How Organizing for Change Is Very Different Than Winning Elections
“Raising Hell” is what the title of Jane McAlevey's new book says she spent her time in the labor movement doing, and she isn't joking.
In the book, Raising Expectations (and Raising Hell): My Decade Fighting for the Labor Movement, out now from Verso, McAlevey names names and shares secrets about organizing within the AFL-CIO and the Service Employees International Union. The book ranges from the mess that was the 2000 election in Florida, to winning battles for public housing with workers in Connecticut, to her years in Las Vegas fighting for healthcare workers, to battling her own higher-ups and union members in the power struggle that eventually drove her out of SEIU. But what she really wants to talk about is organizing: how to do it right, how the Democratic Party gets it wrong, and why there's no substitute for face-to-face conversations with workers.
McAlevey sat down with AlterNet to talk about organizing in so-called “right-to-work” states, the too-close relationship between unions and Democrats who leave them high and dry, the brutality of fighting the boss, and why the worst thing to happen to labor in the U.S. might just have been purging the Communists from the movement.
Sarah Jaffe: You start the book out with the aftermath of the 2000 election in Florida, and of course we just finished a presidential election where organized labor went all-out to elect President Obama. Having come through the 2000 battle, I'd love to hear your thoughts on labor and elections.
Jane McAlevey: The point I'm really trying to raise is that the Democratic Party has way too much control over what the AFL-CIO and the other unions are doing. Instead of labor telling the Democratic Party what they're going to do, the Democratic Party scripts out for labor what they're going to do. Which isn't really working for unions very much at all.
In Florida it was a slightly different situation, but it's reflective of the same problem we have right now. Many of us could see that it was going completely wrong, that we needed to be in the street, doing street theater. We had a million ideas a day about what we needed to do to turn the heat up, that this was going to be a political fight, not a legal fight. But there was just no possibility. Just none.
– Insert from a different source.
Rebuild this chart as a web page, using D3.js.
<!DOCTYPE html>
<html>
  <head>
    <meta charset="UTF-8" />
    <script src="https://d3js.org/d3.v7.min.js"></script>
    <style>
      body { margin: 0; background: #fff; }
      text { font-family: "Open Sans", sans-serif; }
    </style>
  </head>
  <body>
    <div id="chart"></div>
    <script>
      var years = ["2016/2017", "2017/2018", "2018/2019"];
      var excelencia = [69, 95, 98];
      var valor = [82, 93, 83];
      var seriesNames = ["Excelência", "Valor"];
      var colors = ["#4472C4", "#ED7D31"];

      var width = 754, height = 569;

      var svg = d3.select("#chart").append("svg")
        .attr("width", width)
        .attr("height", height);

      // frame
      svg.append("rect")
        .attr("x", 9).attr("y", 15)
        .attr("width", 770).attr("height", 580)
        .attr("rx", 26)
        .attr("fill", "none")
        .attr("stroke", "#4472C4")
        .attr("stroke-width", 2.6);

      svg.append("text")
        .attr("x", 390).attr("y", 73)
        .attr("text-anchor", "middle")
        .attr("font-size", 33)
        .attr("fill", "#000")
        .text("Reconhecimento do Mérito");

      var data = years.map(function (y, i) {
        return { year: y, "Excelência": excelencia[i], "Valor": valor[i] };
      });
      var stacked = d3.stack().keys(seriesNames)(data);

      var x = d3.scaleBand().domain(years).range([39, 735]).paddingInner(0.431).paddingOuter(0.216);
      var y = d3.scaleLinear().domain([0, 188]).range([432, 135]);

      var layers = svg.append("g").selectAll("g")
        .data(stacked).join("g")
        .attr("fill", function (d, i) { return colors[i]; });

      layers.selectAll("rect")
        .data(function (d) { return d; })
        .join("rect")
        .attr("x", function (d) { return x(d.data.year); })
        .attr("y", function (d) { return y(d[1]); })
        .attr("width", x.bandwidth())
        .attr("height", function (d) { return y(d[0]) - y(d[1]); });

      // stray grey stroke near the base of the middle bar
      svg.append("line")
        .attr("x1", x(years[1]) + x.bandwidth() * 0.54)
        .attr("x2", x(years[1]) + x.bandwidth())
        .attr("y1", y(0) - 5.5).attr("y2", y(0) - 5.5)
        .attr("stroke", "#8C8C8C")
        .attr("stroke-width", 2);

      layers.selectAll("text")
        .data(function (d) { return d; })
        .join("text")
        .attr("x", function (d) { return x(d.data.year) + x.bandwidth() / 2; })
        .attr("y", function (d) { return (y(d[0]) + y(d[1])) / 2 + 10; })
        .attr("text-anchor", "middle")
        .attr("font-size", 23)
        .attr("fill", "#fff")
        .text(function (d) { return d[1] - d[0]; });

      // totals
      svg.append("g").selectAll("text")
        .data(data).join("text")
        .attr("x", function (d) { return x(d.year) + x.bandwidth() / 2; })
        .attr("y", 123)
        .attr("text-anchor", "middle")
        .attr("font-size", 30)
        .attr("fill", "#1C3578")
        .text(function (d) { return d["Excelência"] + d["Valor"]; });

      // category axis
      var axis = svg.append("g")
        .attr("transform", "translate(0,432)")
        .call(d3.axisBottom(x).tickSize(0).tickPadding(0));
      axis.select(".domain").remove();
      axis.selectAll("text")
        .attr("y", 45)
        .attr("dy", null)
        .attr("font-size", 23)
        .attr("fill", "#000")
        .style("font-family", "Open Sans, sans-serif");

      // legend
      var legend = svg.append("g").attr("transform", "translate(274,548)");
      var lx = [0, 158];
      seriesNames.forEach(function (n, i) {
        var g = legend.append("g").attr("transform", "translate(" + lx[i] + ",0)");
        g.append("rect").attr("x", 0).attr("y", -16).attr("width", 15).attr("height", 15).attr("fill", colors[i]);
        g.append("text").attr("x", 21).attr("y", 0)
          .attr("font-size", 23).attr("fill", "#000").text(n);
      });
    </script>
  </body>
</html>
And I was just so naïve back then. Super naïve that we were actually going to break and have a different idea.
So the purpose of the opening of the book is to say that the relationship is way too close and if anything it needs to flip, who's telling who what to do.
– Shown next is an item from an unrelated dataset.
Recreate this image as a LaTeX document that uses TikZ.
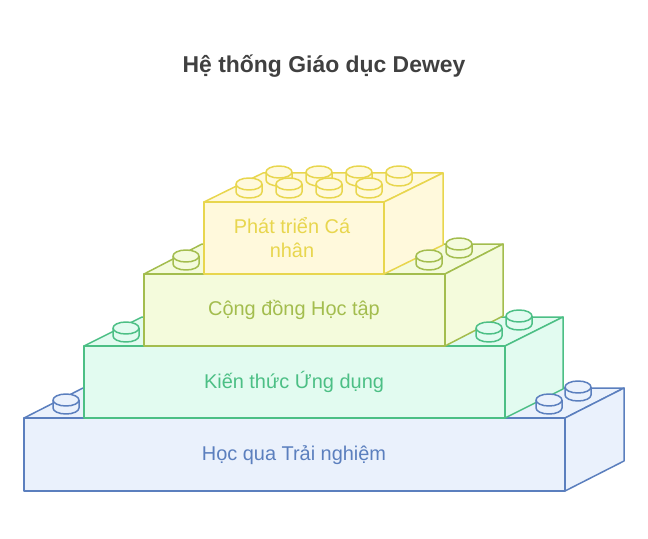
\documentclass[tikz,border=0pt]{standalone}
\usepackage{fontspec}
\setmainfont{Liberation Sans}
\begin{document}
\begin{tikzpicture}[x=1bp,y=-1bp,line width=1.5bp,line join=round,
 lbl/.style={font=\fontsize{20}{24}\selectfont,align=center}]
\useasboundingbox (0,0) rectangle (648,539);
\newcommand\mystud[4]{%
 \fill[#4] (#1-13,#2) -- (#1-13,#2-8) -- (#1+13,#2-8) -- (#1+13,#2) arc[start angle=0,end angle=180,x radius=13,y radius=-6] -- cycle;
 \draw[#3] (#1-13,#2-8) -- (#1-13,#2) arc[start angle=180,end angle=0,x radius=13,y radius=6] -- (#1+13,#2-8);
 \draw[#3,fill=#4] (#1,#2-8) ellipse[x radius=13,y radius=6];}
\newcommand\mybrick[8]{% x1 x2 ytop ybot dx dy stroke fill
 \draw[#7,fill=#8] (#1,#3) -- (#1+#5,#3+#6) -- (#2+#5,#3+#6) -- (#2,#3) -- cycle;
 \draw[#7,fill=#8] (#2,#3) -- (#2+#5,#3+#6) -- (#2+#5,#4+#6) -- (#2,#4) -- cycle;
 \draw[#7,fill=#8] (#1,#3) rectangle (#2,#4);}
\definecolor{bS}{HTML}{5B7FBE}\definecolor{bF}{HTML}{EAF1FC}
\definecolor{gS}{HTML}{4CBF85}\definecolor{gF}{HTML}{E2FBF0}
\definecolor{lS}{HTML}{A3BD4E}\definecolor{lF}{HTML}{F4FBDC}
\definecolor{yS}{HTML}{E8D64E}\definecolor{yF}{HTML}{FFF9DC}
\node[font=\bfseries\fontsize{23}{27}\selectfont,text=black!75] (title) at (324,66) {Hệ thống Giáo dục Dewey};
\mybrick{24}{565}{418}{491}{59}{-30}{bS}{bF}
\mybrick{84}{505}{346}{418}{58}{-29}{gS}{gF}
\mybrick{144}{445}{274}{346}{58}{-30}{lS}{lF}
\mybrick{204}{384}{202}{274}{59}{-29}{yS}{yF}
\mystud{66}{408}{bS}{bF}\mystud{549}{408}{bS}{bF}\mystud{578}{395}{bS}{bF}
\mystud{126}{336}{gS}{gF}\mystud{489}{336}{gS}{gF}\mystud{519}{324}{gS}{gF}
\mystud{186}{264}{lS}{lF}\mystud{429}{264}{lS}{lF}\mystud{459}{252}{lS}{lF}
\mystud{279}{180}{yS}{yF}\mystud{319}{180}{yS}{yF}\mystud{359}{180}{yS}{yF}\mystud{399}{180}{yS}{yF}
\mystud{249}{192}{yS}{yF}\mystud{289}{192}{yS}{yF}\mystud{329}{192}{yS}{yF}\mystud{369}{192}{yS}{yF}
\node[lbl,text=bS] (b) at (294,455) {Học qua Trải nghiệm};
\node[lbl,text=gS] (g) at (294,382) {Kiến thức Ứng dụng};
\node[lbl,text=lS] (l) at (294,310) {Cộng đồng Học tập};
\node[lbl,text=yS] (y) at (292,238) {Phát triển Cá\\nhân};
\end{tikzpicture}
\end{document}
There's a big debate about 2008, what role labor played in the victory. I think it's actually more clear that they did play a big role this time. In '08 half the planet was voting for Obama, he was still so exciting, but this year, in the cutthroat fights in the battleground states, yeah, he's damn lucky that he had unions.
But there's never been any evidence that that's going to change the tenor of the relationship. Unions in this country have never had the chutzpah to say there's a threat every year. If you look back over time, like late August heading into Labor Day the year before elections, Trumka in this case, Sweeney in the past, Lane Kirkland in the past, they'll all start “We're not going to get kicked around by the Democratic party this time because we didn't get anything, we're thinking of endorsing someone else.” It's like this scripted joke, because everyone knows it's a joke. It doesn't ever happen.